Status: accepted
During collaboration, different users might end up editing the same elements on the whiteboard. Right now, we can handle concurrent modifications of different elements by different users on the same whiteboard. Such changes don’t conflict as each whiteboard element is an own event. However, changes to the same element can cause conflicts. For example, a user might change the position of an element, while another user is changing the color. Currently, when such conflict occurs, the "last" change wins. In this example, if changing the position happens after the user changes to color, the color change is lost. Defining what the "last" change is can be a bit unintuitive and inconsistent in a distributed system like the Matrix protocol.
Another factor for concurrent modifications is the decentral nature of the Matrix protocol. Data in a Matrix room can be replicated via federation on multiple home servers. Being decentral means that the state is eventual consistent. Due to network, utilization, or even connectivity issues, it can take some time till all involved widgets show the same state. A user might even be offline and unable to synchronize with the homeserver. This can cause split world scenarios, where users might see different states of the whiteboard that they interact on. In general we should consider this the normal, not the exceptional state, and design our whiteboard to handle these cases.
It's desired to resolve conflicts on a property level, e.g. color or position, instead of element level. We always want to be able to resolve conflicts in a predictable manner. A desired conflict resolution behavior is "last" change wins. We need to find a data structure that allows such behavior.
We will use Conflict-free Replicated Data Types (CRDT) to handle concurrent edits to the whiteboard state. We will transmit changes to the whiteboard state via our real-time communication layer and write the state in the Matrix room for persistence storage.
CRTDs can be compared to using Git for version control. The different versions of a state can be compared to commits in a Git repository. If two users start with the same state (forking the central repository), they can perform changes to the local version of the state (performing commits in the working copy), and merge the states together resulting in the same state for both users. One thing that is different when comparing CRDTs with Git is, that conflicts can always automatically be resolved.
┌───────┐
│ │ ┌────┐
│ Alice │ {a: 1, b: 0} ─►│.a=2│ ─────────► {a: 2, b: 0} ──┬─────────┬──► {a: 2, b: 1}
│ │ └────┘ │ │
└───────┘ │ │
│ Merge │
┌───────┐ │ │
│ │ ┌────┐ ┌────┐ │ │
│ Bob │ {a: 1, b: 0} ─►│.a=3├──►│.b=1├──► {a: 3, b: 1} ──┴─────────┴──► {a: 2, b: 1}
│ │ └────┘ └────┘
└───────┘
CRDTs provide us with the following properties:
- We are always able to merge states with a built-in merge resolution strategy. It's not guaranteed to have a "last" change wins strategy, but the behavior is similar to it.
- We can merge states in any order and receive the same result.
- We can rely that two parties performing a merge of two states end up with the same result.
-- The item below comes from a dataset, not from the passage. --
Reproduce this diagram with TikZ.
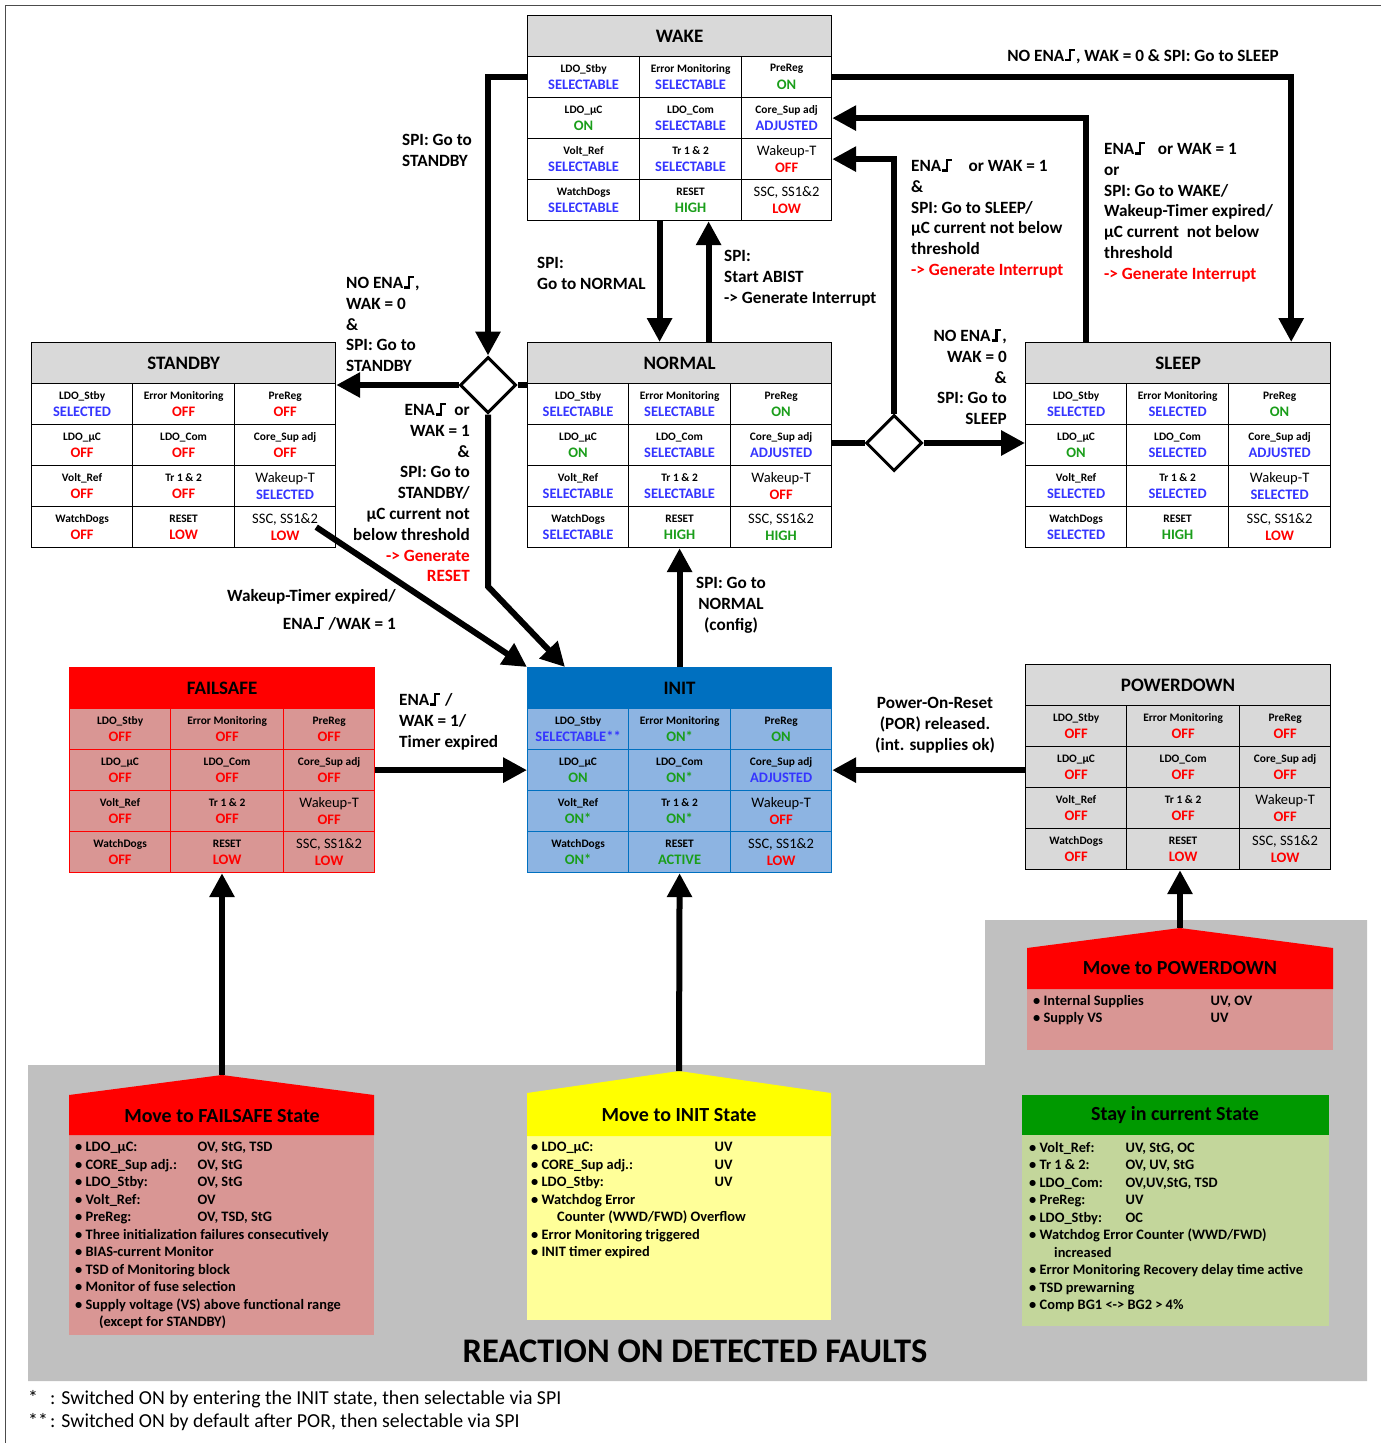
\documentclass[tikz,border=0pt]{standalone}
\usepackage{fontspec}
\setmainfont{Carlito}
\usetikzlibrary{arrows.meta,shapes.geometric}

\definecolor{hdrgray}{HTML}{D9D9D9}
\definecolor{bggray}{HTML}{C0C0C0}
\definecolor{selblue}{HTML}{3535FF}
\definecolor{ongreen}{HTML}{1A9E1A}
\definecolor{offred}{HTML}{FF0000}
\definecolor{fspink}{HTML}{D99694}
\definecolor{initblue}{HTML}{0070C0}
\definecolor{initlight}{HTML}{8DB4E2}
\definecolor{ylw}{HTML}{FFFF00}
\definecolor{ylwlight}{HTML}{FFFF99}
\definecolor{stgreen}{HTML}{009900}
\definecolor{stlight}{HTML}{C3D69B}

\newcommand{\hdrfont}{\fontsize{19}{22}\selectfont\bfseries}
\newcommand{\labfont}{\fontsize{11.4}{12}\selectfont\bfseries}
\newcommand{\valfont}{\fontsize{14.5}{17.5}\selectfont\bfseries}
\newcommand{\trfont}{\fontsize{17.2}{20.8}\selectfont\bfseries}
\newcommand{\listfont}{\fontsize{14.4}{17.5}\selectfont\bfseries}
% rising edge
\newcommand{\redge}{\kern1pt\rule{0.22em}{0.13em}\rule{0.13em}{0.72em}\rule[0.59em]{0.22em}{0.13em}\kern1pt}
\newcommand{\wkt}{{\fontsize{14.5}{15}\selectfont\mdseries Wakeup-T}}
\newcommand{\sscl}{{\fontsize{14.5}{15}\selectfont\mdseries SSC, SS1\&2}}
\newcommand{\flab}[2]{\makebox[#1][l]{#2}}

% name, x0, x1, x2, x3, y top, title, look, rows
\newcommand{\statetable}[9]{%
  \node[#8 hdr, minimum width={(#5-#2)*1pt}] (#1) at (#2,#6) {#7};
  \foreach \rowitems [count=\i] in {#9} {
    \foreach \cellab/\cellval/\cellcol [count=\j] in \rowitems {
      \pgfmathsetmacro{\xx}{{#2,#3,#4}[\j-1]}
      \pgfmathsetmacro{\ww}{{#3-#2,#4-#3,#5-#4}[\j-1]}
      \node[#8 cell, minimum width=\ww pt] (#1-\i\j) at (\xx,#6+41*\i)
        {{\labfont\cellab}\\\textcolor{\cellcol}{\cellval}};
    }
  }
}

\begin{document}
\begin{tikzpicture}[x=1pt, y=-1pt,
  hdr/.style={draw, line width=1.2pt, anchor=north west, minimum height=41pt, inner sep=0pt, font=\hdrfont},
  cell/.style={draw, line width=1.2pt, anchor=north west, minimum height=41pt, inner sep=0pt, align=center, font=\valfont},
  std hdr/.style={hdr, fill=hdrgray},
  std cell/.style={cell, fill=white},
  fsafe hdr/.style={hdr, fill=offred, draw=offred},
  fsafe cell/.style={cell, fill=fspink, draw=offred},
  ini hdr/.style={hdr, fill=initblue, draw=initblue},
  ini cell/.style={cell, fill=initlight, draw=initblue},
  pdn hdr/.style={hdr, fill=hdrgray},
  pdn cell/.style={cell, fill=hdrgray},
  dmd/.style={draw, diamond, fill=white, line width=3pt, minimum width=56pt, minimum height=56pt, inner sep=0pt},
  trans/.style={line width=6pt, -{Triangle[length=24pt,width=24pt]}},
  link/.style={line width=6pt},
  tlab/.style={font=\trfont, inner sep=0pt, align=left},
  fhdr/.style={font=\fontsize{20}{22}\selectfont\bfseries, inner sep=0pt},
  flist/.style={font=\listfont, inner sep=0pt, align=left, anchor=north west},
  foot/.style={font=\fontsize{19.8}{22}\selectfont, inner sep=0pt, anchor=west}]

\useasboundingbox (0,0) rectangle (1381,1443);
\draw[line width=0.8pt, black!70] (5,1443) -- (5,5) -- (1381,5);

% faults background
\fill[bggray] (28,1065) -- (985,1065) -- (985,920) -- (1367,920) -- (1367,1381) -- (28,1381) -- cycle;
\node[font=\fontsize{34.5}{35}\selectfont\bfseries, inner sep=0pt] (react) at (695,1351) {REACTION ON DETECTED FAULTS};

% failsafe faults
\coordinate (fspeak) at (222,1075);
\fill[fspink] (69,1135) rectangle (374,1335);
\fill[offred] (69,1135) -- (69,1095) -- (fspeak) -- (374,1095) -- (374,1135) -- cycle;
\node[fhdr] (fshead) at (222,1116) {Move to FAILSAFE State};
\node[flist] (fslist) at (75,1142) {%
• \flab{112pt}{LDO\_µC:}OV, StG, TSD\\
• \flab{112pt}{CORE\_Sup adj.:}OV, StG\\
• \flab{112pt}{LDO\_Stby:}OV, StG\\
• \flab{112pt}{Volt\_Ref:}OV\\
• \flab{112pt}{PreReg:}OV, TSD, StG\\
• Three initialization failures consecutively\\
• BIAS-current Monitor\\
• TSD of Monitoring block\\
• Monitor of fuse selection\\
• Supply voltage (VS) above functional range\\
\hspace{24pt}(except for STANDBY)};

% init faults
\coordinate (inpeak) at (679,1071);
\fill[ylwlight] (527,1136) rectangle (831,1320);
\fill[ylw] (527,1136) -- (527,1093) -- (inpeak) -- (831,1093) -- (831,1136) -- cycle;
\node[fhdr] (inhead) at (679,1115) {Move to INIT State};
\node[flist] (inlist) at (531,1142) {%
• \flab{173pt}{LDO\_µC:}UV\\
• \flab{173pt}{CORE\_Sup adj.:}UV\\
• \flab{173pt}{LDO\_Stby:}UV\\
• Watchdog Error\\
\hspace{26pt}Counter (WWD/FWD) Overflow\\
• Error Monitoring triggered\\
• INIT timer expired};

% powerdown faults
\coordinate (pdpeak) at (1180,928);
\fill[fspink] (1027,989) rectangle (1333,1050);
\fill[offred] (1027,989) -- (1027,948) -- (pdpeak) -- (1333,948) -- (1333,989) -- cycle;
\node[fhdr] (pdhead) at (1180,968) {Move to POWERDOWN};
\node[flist] (pdlist) at (1033,995) {%
• \flab{167pt}{Internal Supplies}UV, OV\\
• \flab{167pt}{Supply VS}UV};

% stay faults
\fill[stlight] (1022,1135) rectangle (1329,1326);
\fill[stgreen] (1022,1095) rectangle (1329,1135);
\node[fhdr] (sthead) at (1175,1115) {Stay in current State};
\node[flist] (stlist) at (1029,1142) {%
• \flab{86pt}{Volt\_Ref:}UV, StG, OC\\
• \flab{86pt}{Tr 1 \& 2:}OV, UV, StG\\
• \flab{86pt}{LDO\_Com:}OV,UV,StG, TSD\\
• \flab{86pt}{PreReg:}UV\\
• \flab{86pt}{LDO\_Stby:}OC\\
• Watchdog Error Counter (WWD/FWD)\\
\hspace{25pt}increased\\
• Error Monitoring Recovery delay time active\\
• TSD prewarning\\
• Comp BG1 <-> BG2 > 4\%};

% states
\statetable{wake}{527}{639}{741}{831}{15}{WAKE}{std}{
  {LDO\_Stby/SELECTABLE/selblue, Error Monitoring/SELECTABLE/selblue, PreReg/ON/ongreen},
  {LDO\_µC/ON/ongreen, LDO\_Com/SELECTABLE/selblue, Core\_Sup adj/ADJUSTED/selblue},
  {Volt\_Ref/SELECTABLE/selblue, Tr 1 \& 2/SELECTABLE/selblue, \wkt/OFF/offred},
  {WatchDogs/SELECTABLE/selblue, RESET/HIGH/ongreen, \sscl/LOW/offred}}
\statetable{stby}{31}{132}{234}{335}{342}{STANDBY}{std}{
  {LDO\_Stby/SELECTED/selblue, Error Monitoring/OFF/offred, PreReg/OFF/offred},
  {LDO\_µC/OFF/offred, LDO\_Com/OFF/offred, Core\_Sup adj/OFF/offred},
  {Volt\_Ref/OFF/offred, Tr 1 \& 2/OFF/offred, \wkt/SELECTED/selblue},
  {WatchDogs/OFF/offred, RESET/LOW/offred, \sscl/LOW/offred}}
\statetable{norm}{527}{628}{730}{831}{342}{NORMAL}{std}{
  {LDO\_Stby/SELECTABLE/selblue, Error Monitoring/SELECTABLE/selblue, PreReg/ON/ongreen},
  {LDO\_µC/ON/ongreen, LDO\_Com/SELECTABLE/selblue, Core\_Sup adj/ADJUSTED/selblue},
  {Volt\_Ref/SELECTABLE/selblue, Tr 1 \& 2/SELECTABLE/selblue, \wkt/OFF/offred},
  {WatchDogs/SELECTABLE/selblue, RESET/HIGH/ongreen, \sscl/HIGH/ongreen}}
\statetable{sleep}{1025}{1126}{1228}{1330}{342}{SLEEP}{std}{
  {LDO\_Stby/SELECTED/selblue, Error Monitoring/SELECTED/selblue, PreReg/ON/ongreen},
  {LDO\_µC/ON/ongreen, LDO\_Com/SELECTED/selblue, Core\_Sup adj/ADJUSTED/selblue},
  {Volt\_Ref/SELECTED/selblue, Tr 1 \& 2/SELECTED/selblue, \wkt/SELECTED/selblue},
  {WatchDogs/SELECTED/selblue, RESET/HIGH/ongreen, \sscl/LOW/offred}}
\statetable{fs}{69}{170}{283}{374}{667}{FAILSAFE}{fsafe}{
  {LDO\_Stby/OFF/offred, Error Monitoring/OFF/offred, PreReg/OFF/offred},
  {LDO\_µC/OFF/offred, LDO\_Com/OFF/offred, Core\_Sup adj/OFF/offred},
  {Volt\_Ref/OFF/offred, Tr 1 \& 2/OFF/offred, \wkt/OFF/offred},
  {WatchDogs/OFF/offred, RESET/LOW/offred, \sscl/LOW/offred}}
\statetable{init}{527}{628}{730}{831}{667}{INIT}{ini}{
  {LDO\_Stby/SELECTABLE**/selblue, Error Monitoring/ON*/ongreen, PreReg/ON/ongreen},
  {LDO\_µC/ON/ongreen, LDO\_Com/ON*/ongreen, Core\_Sup adj/ADJUSTED/selblue},
  {Volt\_Ref/ON*/ongreen, Tr 1 \& 2/ON*/ongreen, \wkt/OFF/offred},
  {WatchDogs/ON*/ongreen, RESET/ACTIVE/ongreen, \sscl/LOW/offred}}
\statetable{pd}{1025}{1126}{1239}{1330}{664}{POWERDOWN}{pdn}{
  {LDO\_Stby/OFF/offred, Error Monitoring/OFF/offred, PreReg/OFF/offred},
  {LDO\_µC/OFF/offred, LDO\_Com/OFF/offred, Core\_Sup adj/OFF/offred},
  {Volt\_Ref/OFF/offred, Tr 1 \& 2/OFF/offred, \wkt/OFF/offred},
  {WatchDogs/OFF/offred, RESET/LOW/offred, \sscl/LOW/offred}}

% decision points
\node[dmd] (d1) at (488,385) {};
\node[dmd] (d2) at (894,443) {};

% wake <-> sleep
\draw[trans] (wake-13.east) -| ([xshift=-40pt]sleep.north east);
\draw[trans] ([xshift=61pt]sleep.north west) |- (wake-23.east);
\draw[trans] (d2.north) |- (wake-33.east);
\draw[link] (d2.west -| norm.east) -- (d2.west);
\draw[trans] (d2.east) -- (d2.east -| sleep.west);

% wake <-> normal
\draw[trans] ([xshift=-31pt]wake-42.south) -- ([xshift=-31pt]wake-42.south |- norm.north);
\draw[trans] ([xshift=18pt]wake-42.south |- norm.north) -- ([xshift=18pt]wake-42.south);

% standby
\draw[trans] (wake-11.west) -| (d1.north);
\draw[link] (d1.east -| norm.west) -- (d1.east);
\draw[trans] (d1.west) -- (d1.west -| stby.east);
\draw[trans] (d1.south) -- ++(0,172) -- ([xshift=38pt]init.north west);
\draw[trans] ([xshift=-20pt]stby-43.east) -- (init.north west);

% init
\draw[trans] (init.north) -- (norm-42.south);
\draw[trans] (fs-23.east) -- (init-21.west);
\draw[trans] (init-23.east -| pd.west) -- (init-23.east);

% faults
\draw[trans] (fspeak) -- (fspeak |- fs-42.south);
\draw[trans] (inpeak) -- (init-42.south);
\draw[trans] (pdpeak) -- (pdpeak |- pd-42.south);

% labels
\node[tlab, anchor=east] (l-tosleep) at (1279,56) {NO ENA\redge, WAK = 0 \& SPI: Go to SLEEP};
\node[tlab, anchor=north west] (l-sleepwake) at (1104,142) {ENA\redge\ \ \ or WAK = 1\\or\\SPI: Go to WAKE/\\Wakeup-Timer expired/\\µC current\ \ not below\\threshold\\\textcolor{offred}{-> Generate Interrupt}};
\node[tlab, anchor=north west] (l-dwake) at (911,159) {ENA\redge\ \ \ \ or WAK = 1\\\&\\SPI: Go to SLEEP/\\µC current not below\\threshold\\\textcolor{offred}{-> Generate Interrupt}};
\node[tlab, anchor=north west] (l-tonormal) at (537,257) {SPI:\\Go to NORMAL};
\node[tlab, anchor=north west] (l-abist) at (724,250) {SPI:\\Start ABIST\\-> Generate Interrupt};
\node[tlab, anchor=north east, align=right] (l-dsleep) at (1007,329) {NO ENA\redge ,\\WAK = 0\\\&\\SPI: Go to\\SLEEP};
\node[tlab, anchor=north west] (l-wakestby) at (402,134) {SPI: Go to\\STANDBY};
\node[tlab, anchor=north west] (l-dstby) at (346,276) {NO ENA\redge ,\\WAK = 0\\\&\\SPI: Go to\\STANDBY};
\node[tlab, anchor=north east, align=right] (l-dinit) at (470,403) {ENA\redge\ \ or\\WAK = 1\\\&\\SPI: Go to\\STANDBY/\\µC current not\\below threshold\\\textcolor{offred}{-> Generate}\\\textcolor{offred}{RESET}};
\node[tlab, anchor=north east, align=right] (l-stbyinit) at (396,589) {Wakeup-Timer expired/\\[7pt]ENA\redge\ /WAK = 1};
\node[tlab, anchor=north, align=center] (l-config) at (731,577) {SPI: Go to\\NORMAL\\(config)};
\node[tlab, anchor=north west] (l-fsinit) at (399,693) {ENA\redge\ /\\WAK = 1/\\Timer expired};
\node[tlab, anchor=north, align=center] (l-por) at (935,697) {Power-On-Reset\\(POR) released.\\(int. supplies ok)};

% footnotes
\node[foot] (fn1) at (28,1399) {\makebox[22pt][l]{*}: Switched ON by entering the INIT state, then selectable via SPI};
\node[foot] (fn2) at (28,1422) {\makebox[22pt][l]{**}: Switched ON by default after POR, then selectable via SPI};

\end{tikzpicture}
\end{document}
- We can encode changes and transmit them via our real-time communication layer without having to transmit the whole state.
As we are already able to resolve conflicts on the level of elements it might be an option to extend our data model to use events on property level. However, sending an event per element property causes issues with rate limiting (see ADR002).
Storing the data in a CRDT makes operations independent from Matrix, which has the consequences that we can not take advantage of the authorization for operations by the Matrix home server. Note that the power level authorization system of Matrix protocol is not effective once end-to-end encryption is used, as the home server is not able to introspect the event types send by clients. With CRDTs we have no central authority to govern operations on the shared CRDT state, all operations are performed in the distributed system. Features like locked elements of slides can therefore only be implemented as visual features. Clients, for example ones that are modified, can not be prevented from performing these operations. This requires trust between all peers that take part in editing the state. However, membership of the Matrix rooms is an authorization system that is still in place.
Implementing CRDT algorithms reliably and performant is complex. We should concentrate on designing our data model to match into existing CRDT implementations. ADR004 chooses a CRDT implementations and specifies our data model.